--- Listing ---
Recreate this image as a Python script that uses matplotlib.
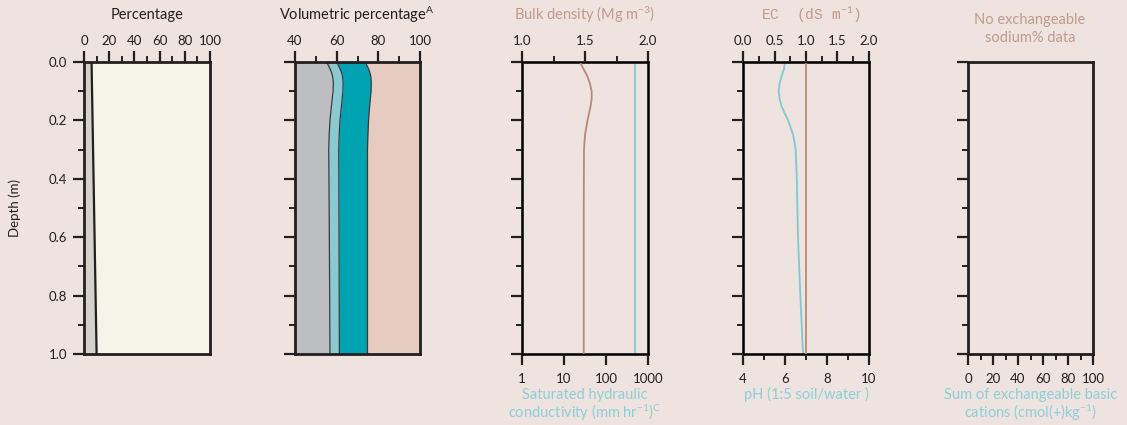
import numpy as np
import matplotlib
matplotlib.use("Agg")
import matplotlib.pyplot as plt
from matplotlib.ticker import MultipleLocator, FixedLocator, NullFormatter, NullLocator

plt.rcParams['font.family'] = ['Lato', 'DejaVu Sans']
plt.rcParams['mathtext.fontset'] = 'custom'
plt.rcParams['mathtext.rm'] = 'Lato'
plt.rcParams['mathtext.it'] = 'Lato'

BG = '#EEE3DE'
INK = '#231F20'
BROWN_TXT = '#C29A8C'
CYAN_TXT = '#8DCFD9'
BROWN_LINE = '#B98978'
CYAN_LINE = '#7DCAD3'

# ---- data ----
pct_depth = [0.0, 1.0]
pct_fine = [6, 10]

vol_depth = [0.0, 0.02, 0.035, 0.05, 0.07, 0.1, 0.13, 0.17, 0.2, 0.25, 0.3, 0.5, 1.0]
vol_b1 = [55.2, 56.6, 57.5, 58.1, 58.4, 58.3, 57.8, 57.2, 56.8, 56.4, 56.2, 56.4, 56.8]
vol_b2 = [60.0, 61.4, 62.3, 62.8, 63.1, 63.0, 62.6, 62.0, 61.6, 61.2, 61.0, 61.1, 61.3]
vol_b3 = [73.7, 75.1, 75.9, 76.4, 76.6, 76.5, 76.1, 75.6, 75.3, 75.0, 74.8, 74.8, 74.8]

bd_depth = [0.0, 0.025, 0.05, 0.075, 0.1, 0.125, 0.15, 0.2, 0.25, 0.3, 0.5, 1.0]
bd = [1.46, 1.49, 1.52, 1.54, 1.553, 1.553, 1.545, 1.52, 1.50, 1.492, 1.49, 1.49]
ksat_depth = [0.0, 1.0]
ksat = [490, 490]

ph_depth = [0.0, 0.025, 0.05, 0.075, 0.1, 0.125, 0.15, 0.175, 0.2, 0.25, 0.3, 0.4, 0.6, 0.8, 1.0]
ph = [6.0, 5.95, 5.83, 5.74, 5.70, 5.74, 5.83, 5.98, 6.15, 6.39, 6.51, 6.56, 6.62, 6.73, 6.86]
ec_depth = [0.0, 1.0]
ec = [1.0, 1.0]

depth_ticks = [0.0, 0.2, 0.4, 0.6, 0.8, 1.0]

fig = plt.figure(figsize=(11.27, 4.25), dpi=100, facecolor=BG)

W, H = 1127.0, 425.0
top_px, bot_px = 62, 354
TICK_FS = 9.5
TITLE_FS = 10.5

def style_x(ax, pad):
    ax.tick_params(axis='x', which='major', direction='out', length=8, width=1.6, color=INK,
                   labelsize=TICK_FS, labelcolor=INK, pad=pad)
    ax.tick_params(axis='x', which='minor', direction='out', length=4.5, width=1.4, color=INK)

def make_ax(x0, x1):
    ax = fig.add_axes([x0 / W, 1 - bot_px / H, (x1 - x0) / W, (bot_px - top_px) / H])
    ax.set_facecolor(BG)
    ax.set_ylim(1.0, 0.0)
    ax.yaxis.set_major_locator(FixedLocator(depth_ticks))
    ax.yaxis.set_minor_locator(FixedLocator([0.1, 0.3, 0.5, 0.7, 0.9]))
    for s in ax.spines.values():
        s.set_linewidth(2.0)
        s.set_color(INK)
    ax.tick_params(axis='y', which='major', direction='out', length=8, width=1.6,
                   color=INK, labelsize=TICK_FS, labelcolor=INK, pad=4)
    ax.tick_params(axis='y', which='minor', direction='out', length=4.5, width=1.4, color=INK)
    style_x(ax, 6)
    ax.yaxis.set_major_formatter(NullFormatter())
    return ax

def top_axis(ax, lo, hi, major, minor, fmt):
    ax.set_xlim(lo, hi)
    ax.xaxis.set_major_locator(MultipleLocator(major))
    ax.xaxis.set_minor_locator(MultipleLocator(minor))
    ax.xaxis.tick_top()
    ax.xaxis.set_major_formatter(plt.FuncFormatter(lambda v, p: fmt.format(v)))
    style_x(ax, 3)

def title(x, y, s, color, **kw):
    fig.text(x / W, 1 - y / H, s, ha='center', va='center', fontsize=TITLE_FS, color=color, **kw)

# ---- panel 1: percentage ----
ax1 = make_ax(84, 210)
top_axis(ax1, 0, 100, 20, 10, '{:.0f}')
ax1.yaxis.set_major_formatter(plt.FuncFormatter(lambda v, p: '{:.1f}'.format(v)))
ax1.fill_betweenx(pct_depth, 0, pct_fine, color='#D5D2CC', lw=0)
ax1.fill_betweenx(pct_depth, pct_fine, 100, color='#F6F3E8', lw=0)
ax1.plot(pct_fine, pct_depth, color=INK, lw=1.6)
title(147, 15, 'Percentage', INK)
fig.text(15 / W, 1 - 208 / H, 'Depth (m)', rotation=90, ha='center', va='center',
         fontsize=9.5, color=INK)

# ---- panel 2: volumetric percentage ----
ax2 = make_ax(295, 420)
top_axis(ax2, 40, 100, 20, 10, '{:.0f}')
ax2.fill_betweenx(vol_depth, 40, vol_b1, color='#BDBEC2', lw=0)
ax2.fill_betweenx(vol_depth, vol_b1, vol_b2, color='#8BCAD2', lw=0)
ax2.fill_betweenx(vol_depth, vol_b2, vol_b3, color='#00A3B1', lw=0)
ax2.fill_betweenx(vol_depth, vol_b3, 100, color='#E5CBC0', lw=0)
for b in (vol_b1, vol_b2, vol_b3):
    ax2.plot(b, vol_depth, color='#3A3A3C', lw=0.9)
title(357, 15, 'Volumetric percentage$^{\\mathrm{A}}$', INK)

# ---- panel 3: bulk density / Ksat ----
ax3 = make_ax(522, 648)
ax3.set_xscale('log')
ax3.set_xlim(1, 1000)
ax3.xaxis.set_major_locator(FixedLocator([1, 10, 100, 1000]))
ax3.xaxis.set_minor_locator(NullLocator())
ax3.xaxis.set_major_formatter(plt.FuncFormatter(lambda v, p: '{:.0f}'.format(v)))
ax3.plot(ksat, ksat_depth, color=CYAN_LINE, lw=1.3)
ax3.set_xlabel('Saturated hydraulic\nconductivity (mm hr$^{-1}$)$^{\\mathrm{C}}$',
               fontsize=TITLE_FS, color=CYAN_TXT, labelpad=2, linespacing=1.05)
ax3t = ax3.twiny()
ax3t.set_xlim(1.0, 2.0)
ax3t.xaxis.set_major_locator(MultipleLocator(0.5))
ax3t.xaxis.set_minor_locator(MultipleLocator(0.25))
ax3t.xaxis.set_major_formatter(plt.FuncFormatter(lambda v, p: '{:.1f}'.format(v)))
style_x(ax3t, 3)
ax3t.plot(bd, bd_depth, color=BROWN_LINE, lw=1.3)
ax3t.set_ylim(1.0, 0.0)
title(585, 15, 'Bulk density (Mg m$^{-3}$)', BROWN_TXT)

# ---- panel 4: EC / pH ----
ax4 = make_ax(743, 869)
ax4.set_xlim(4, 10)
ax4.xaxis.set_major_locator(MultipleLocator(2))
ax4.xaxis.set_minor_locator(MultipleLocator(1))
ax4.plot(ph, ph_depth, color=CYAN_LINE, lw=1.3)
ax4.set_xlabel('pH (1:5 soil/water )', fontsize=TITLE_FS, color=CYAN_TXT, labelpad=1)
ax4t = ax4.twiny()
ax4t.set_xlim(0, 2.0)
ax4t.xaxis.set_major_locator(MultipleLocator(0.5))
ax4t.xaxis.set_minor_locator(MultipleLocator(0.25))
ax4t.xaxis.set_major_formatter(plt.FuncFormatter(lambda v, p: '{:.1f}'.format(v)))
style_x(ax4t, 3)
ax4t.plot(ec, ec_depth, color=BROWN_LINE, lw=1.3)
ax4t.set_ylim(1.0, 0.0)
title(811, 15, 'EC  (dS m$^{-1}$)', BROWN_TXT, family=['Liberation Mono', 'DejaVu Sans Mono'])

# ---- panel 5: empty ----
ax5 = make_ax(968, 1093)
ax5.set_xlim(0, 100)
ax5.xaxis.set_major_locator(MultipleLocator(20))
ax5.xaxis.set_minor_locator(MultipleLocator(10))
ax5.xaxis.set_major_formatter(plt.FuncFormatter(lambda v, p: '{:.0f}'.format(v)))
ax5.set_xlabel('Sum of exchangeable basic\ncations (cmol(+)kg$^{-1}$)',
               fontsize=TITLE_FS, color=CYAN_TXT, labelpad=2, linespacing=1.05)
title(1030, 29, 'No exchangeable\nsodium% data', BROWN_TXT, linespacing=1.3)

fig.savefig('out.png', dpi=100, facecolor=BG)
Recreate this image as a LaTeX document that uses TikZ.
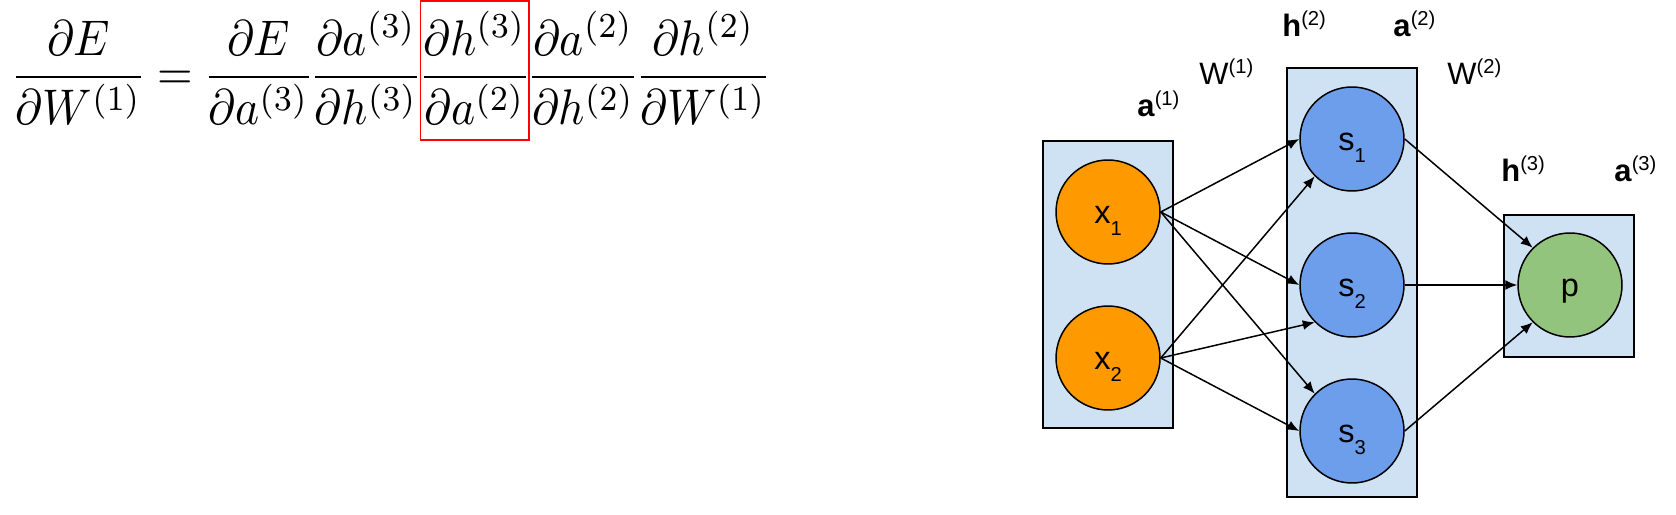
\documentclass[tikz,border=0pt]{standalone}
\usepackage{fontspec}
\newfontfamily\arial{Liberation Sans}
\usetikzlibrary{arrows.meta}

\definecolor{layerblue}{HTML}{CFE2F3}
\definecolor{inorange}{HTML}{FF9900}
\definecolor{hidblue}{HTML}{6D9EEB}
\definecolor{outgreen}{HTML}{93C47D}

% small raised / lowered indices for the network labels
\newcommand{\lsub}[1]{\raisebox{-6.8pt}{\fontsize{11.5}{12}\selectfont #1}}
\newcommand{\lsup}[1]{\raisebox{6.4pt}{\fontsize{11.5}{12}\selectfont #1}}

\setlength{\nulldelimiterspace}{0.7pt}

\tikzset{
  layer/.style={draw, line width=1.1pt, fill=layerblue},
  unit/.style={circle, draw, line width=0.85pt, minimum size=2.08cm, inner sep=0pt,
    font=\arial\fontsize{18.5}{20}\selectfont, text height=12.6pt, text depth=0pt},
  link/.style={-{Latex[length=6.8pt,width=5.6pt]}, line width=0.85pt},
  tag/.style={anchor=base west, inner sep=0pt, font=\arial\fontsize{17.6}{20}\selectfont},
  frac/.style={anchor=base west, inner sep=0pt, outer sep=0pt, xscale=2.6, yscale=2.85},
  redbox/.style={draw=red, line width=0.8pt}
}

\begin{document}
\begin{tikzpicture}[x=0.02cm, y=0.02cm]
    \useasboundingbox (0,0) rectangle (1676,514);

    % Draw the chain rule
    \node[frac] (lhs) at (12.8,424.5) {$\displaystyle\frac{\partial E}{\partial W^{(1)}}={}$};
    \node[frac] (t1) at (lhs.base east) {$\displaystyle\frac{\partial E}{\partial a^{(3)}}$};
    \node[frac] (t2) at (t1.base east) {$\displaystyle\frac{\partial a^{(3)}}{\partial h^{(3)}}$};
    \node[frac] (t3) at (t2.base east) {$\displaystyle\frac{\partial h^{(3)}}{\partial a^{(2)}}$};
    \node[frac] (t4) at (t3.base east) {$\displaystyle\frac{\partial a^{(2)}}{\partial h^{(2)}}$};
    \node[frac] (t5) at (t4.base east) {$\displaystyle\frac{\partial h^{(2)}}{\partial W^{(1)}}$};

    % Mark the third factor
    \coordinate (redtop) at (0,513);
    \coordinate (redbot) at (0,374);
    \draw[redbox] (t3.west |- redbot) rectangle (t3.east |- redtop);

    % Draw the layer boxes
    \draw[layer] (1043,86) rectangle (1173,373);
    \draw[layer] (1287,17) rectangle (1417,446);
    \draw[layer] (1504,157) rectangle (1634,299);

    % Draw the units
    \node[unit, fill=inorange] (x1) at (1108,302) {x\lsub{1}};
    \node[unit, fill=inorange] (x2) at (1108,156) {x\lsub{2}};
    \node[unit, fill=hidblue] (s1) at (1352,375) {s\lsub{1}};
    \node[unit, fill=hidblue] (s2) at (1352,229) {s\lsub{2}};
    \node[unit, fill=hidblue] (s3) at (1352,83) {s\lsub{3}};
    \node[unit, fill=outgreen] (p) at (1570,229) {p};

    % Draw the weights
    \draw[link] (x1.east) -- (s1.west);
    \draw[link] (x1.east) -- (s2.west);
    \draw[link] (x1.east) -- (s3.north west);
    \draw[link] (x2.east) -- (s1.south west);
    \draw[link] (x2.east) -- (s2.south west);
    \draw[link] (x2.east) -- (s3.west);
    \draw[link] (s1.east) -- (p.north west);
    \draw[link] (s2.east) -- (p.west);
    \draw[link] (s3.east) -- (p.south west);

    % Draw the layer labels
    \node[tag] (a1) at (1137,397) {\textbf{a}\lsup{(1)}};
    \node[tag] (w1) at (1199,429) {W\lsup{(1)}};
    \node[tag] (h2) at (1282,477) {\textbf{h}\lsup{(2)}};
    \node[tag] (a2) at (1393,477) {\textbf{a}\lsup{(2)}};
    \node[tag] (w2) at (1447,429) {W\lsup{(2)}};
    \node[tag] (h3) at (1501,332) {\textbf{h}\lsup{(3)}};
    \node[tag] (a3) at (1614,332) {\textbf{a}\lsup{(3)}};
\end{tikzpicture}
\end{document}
---
Problem to solve: Please reproduce, word for word, every line from the first line of the records above through the line containing "from matplotlib.ticker import", and leave out the pictures.

Written solution:
Recreate this image as a Python script that uses matplotlib.
import numpy as np
import matplotlib
matplotlib.use("Agg")
import matplotlib.pyplot as plt
from matplotlib.ticker import MultipleLocator, FixedLocator, NullFormatter, NullLocator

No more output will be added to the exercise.